### Task directions
Emit the data below verbatim, stripping out any pictures.

### Stored data
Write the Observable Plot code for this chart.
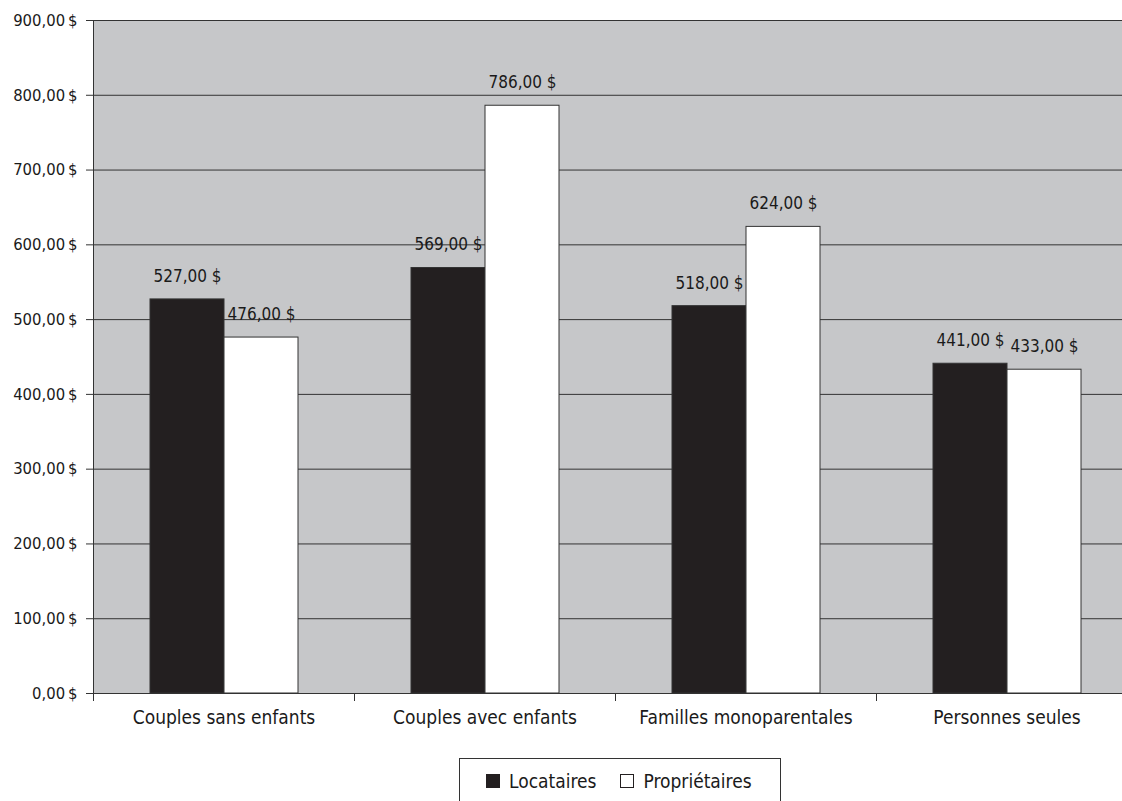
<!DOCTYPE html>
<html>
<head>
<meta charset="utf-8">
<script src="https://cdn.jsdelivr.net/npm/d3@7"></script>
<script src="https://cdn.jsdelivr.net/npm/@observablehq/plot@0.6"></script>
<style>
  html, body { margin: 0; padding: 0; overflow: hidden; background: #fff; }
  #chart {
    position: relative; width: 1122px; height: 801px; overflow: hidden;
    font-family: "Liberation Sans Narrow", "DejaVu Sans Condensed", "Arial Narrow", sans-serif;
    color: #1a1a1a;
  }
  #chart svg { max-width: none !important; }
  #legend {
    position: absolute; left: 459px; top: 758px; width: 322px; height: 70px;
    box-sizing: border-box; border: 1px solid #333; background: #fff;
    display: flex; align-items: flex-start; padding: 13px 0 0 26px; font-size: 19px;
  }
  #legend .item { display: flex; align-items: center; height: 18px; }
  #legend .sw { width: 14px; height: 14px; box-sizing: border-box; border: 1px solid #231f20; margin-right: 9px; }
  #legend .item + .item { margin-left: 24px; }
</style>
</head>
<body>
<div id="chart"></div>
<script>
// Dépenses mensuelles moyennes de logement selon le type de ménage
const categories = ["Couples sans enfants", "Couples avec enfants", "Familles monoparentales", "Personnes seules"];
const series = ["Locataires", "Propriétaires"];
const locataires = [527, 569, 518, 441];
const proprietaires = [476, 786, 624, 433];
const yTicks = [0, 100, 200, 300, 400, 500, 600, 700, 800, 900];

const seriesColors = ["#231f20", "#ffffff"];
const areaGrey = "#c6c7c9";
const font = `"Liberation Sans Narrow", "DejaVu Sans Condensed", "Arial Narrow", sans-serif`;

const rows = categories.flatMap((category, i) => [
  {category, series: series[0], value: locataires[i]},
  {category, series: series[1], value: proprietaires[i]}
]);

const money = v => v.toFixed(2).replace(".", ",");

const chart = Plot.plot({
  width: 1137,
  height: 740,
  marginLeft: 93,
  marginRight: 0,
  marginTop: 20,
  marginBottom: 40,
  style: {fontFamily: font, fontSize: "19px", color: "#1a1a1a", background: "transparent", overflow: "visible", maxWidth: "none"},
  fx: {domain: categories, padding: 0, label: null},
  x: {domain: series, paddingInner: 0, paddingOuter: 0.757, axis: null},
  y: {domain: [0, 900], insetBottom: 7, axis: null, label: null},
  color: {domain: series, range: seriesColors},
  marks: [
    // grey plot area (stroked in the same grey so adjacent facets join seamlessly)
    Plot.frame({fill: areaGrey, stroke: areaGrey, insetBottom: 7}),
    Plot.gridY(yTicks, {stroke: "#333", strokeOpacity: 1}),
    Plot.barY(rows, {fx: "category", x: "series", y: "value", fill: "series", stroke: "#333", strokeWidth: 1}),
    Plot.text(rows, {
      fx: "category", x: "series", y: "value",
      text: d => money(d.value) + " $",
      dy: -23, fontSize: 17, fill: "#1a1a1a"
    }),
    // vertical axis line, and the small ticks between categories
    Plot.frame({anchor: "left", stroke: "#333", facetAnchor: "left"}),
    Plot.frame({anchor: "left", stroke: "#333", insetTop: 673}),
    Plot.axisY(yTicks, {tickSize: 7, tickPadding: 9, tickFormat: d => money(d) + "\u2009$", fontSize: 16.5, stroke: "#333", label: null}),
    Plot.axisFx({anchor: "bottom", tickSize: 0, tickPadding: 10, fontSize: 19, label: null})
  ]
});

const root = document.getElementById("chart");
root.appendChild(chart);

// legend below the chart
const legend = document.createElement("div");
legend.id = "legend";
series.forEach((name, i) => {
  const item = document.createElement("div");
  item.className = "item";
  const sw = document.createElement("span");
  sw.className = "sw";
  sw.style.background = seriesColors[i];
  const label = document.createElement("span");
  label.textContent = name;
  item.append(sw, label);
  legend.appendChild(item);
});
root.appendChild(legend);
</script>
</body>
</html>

### Complete response
Write the Observable Plot code for this chart.
<!DOCTYPE html>
<html>
<head>
<meta charset="utf-8">
<script src="https://cdn.jsdelivr.net/npm/d3@7"></script>
<script src="https://cdn.jsdelivr.net/npm/@observablehq/plot@0.6"></script>
<style>
  html, body { margin: 0; padding: 0; overflow: hidden; background: #fff; }
  #chart {
    position: relative; width: 1122px; height: 801px; overflow: hidden;
    font-family: "Liberation Sans Narrow", "DejaVu Sans Condensed", "Arial Narrow", sans-serif;
    color: #1a1a1a;
  }
  #chart svg { max-width: none !important; }
  #legend {
    position: absolute; left: 459px; top: 758px; width: 322px; height: 70px;
    box-sizing: border-box; border: 1px solid #333; background: #fff;
    display: flex; align-items: flex-start; padding: 13px 0 0 26px; font-size: 19px;
  }
  #legend .item { display: flex; align-items: center; height: 18px; }
  #legend .sw { width: 14px; height: 14px; box-sizing: border-box; border: 1px solid #231f20; margin-right: 9px; }
  #legend .item + .item { margin-left: 24px; }
</style>
</head>
<body>
<div id="chart"></div>
<script>
// Dépenses mensuelles moyennes de logement selon le type de ménage
const categories = ["Couples sans enfants", "Couples avec enfants", "Familles monoparentales", "Personnes seules"];
const series = ["Locataires", "Propriétaires"];
const locataires = [527, 569, 518, 441];
const proprietaires = [476, 786, 624, 433];
const yTicks = [0, 100, 200, 300, 400, 500, 600, 700, 800, 900];

const seriesColors = ["#231f20", "#ffffff"];
const areaGrey = "#c6c7c9";
const font = `"Liberation Sans Narrow", "DejaVu Sans Condensed", "Arial Narrow", sans-serif`;

const rows = categories.flatMap((category, i) => [
  {category, series: series[0], value: locataires[i]},
  {category, series: series[1], value: proprietaires[i]}
]);

const money = v => v.toFixed(2).replace(".", ",");

const chart = Plot.plot({
  width: 1137,
  height: 740,
  marginLeft: 93,
  marginRight: 0,
  marginTop: 20,
  marginBottom: 40,
  style: {fontFamily: font, fontSize: "19px", color: "#1a1a1a", background: "transparent", overflow: "visible", maxWidth: "none"},
  fx: {domain: categories, padding: 0, label: null},
  x: {domain: series, paddingInner: 0, paddingOuter: 0.757, axis: null},
  y: {domain: [0, 900], insetBottom: 7, axis: null, label: null},
  color: {domain: series, range: seriesColors},
  marks: [
    // grey plot area (stroked in the same grey so adjacent facets join seamlessly)
    Plot.frame({fill: areaGrey, stroke: areaGrey, insetBottom: 7}),
    Plot.gridY(yTicks, {stroke: "#333", strokeOpacity: 1}),
    Plot.barY(rows, {fx: "category", x: "series", y: "value", fill: "series", stroke: "#333", strokeWidth: 1}),
    Plot.text(rows, {
      fx: "category", x: "series", y: "value",
      text: d => money(d.value) + " $",
      dy: -23, fontSize: 17, fill: "#1a1a1a"
    }),
    // vertical axis line, and the small ticks between categories
    Plot.frame({anchor: "left", stroke: "#333", facetAnchor: "left"}),
    Plot.frame({anchor: "left", stroke: "#333", insetTop: 673}),
    Plot.axisY(yTicks, {tickSize: 7, tickPadding: 9, tickFormat: d => money(d) + "\u2009$", fontSize: 16.5, stroke: "#333", label: null}),
    Plot.axisFx({anchor: "bottom", tickSize: 0, tickPadding: 10, fontSize: 19, label: null})
  ]
});

const root = document.getElementById("chart");
root.appendChild(chart);

// legend below the chart
const legend = document.createElement("div");
legend.id = "legend";
series.forEach((name, i) => {
  const item = document.createElement("div");
  item.className = "item";
  const sw = document.createElement("span");
  sw.className = "sw";
  sw.style.background = seriesColors[i];
  const label = document.createElement("span");
  label.textContent = name;
  item.append(sw, label);
  legend.appendChild(item);
});
root.appendChild(legend);
</script>
</body>
</html>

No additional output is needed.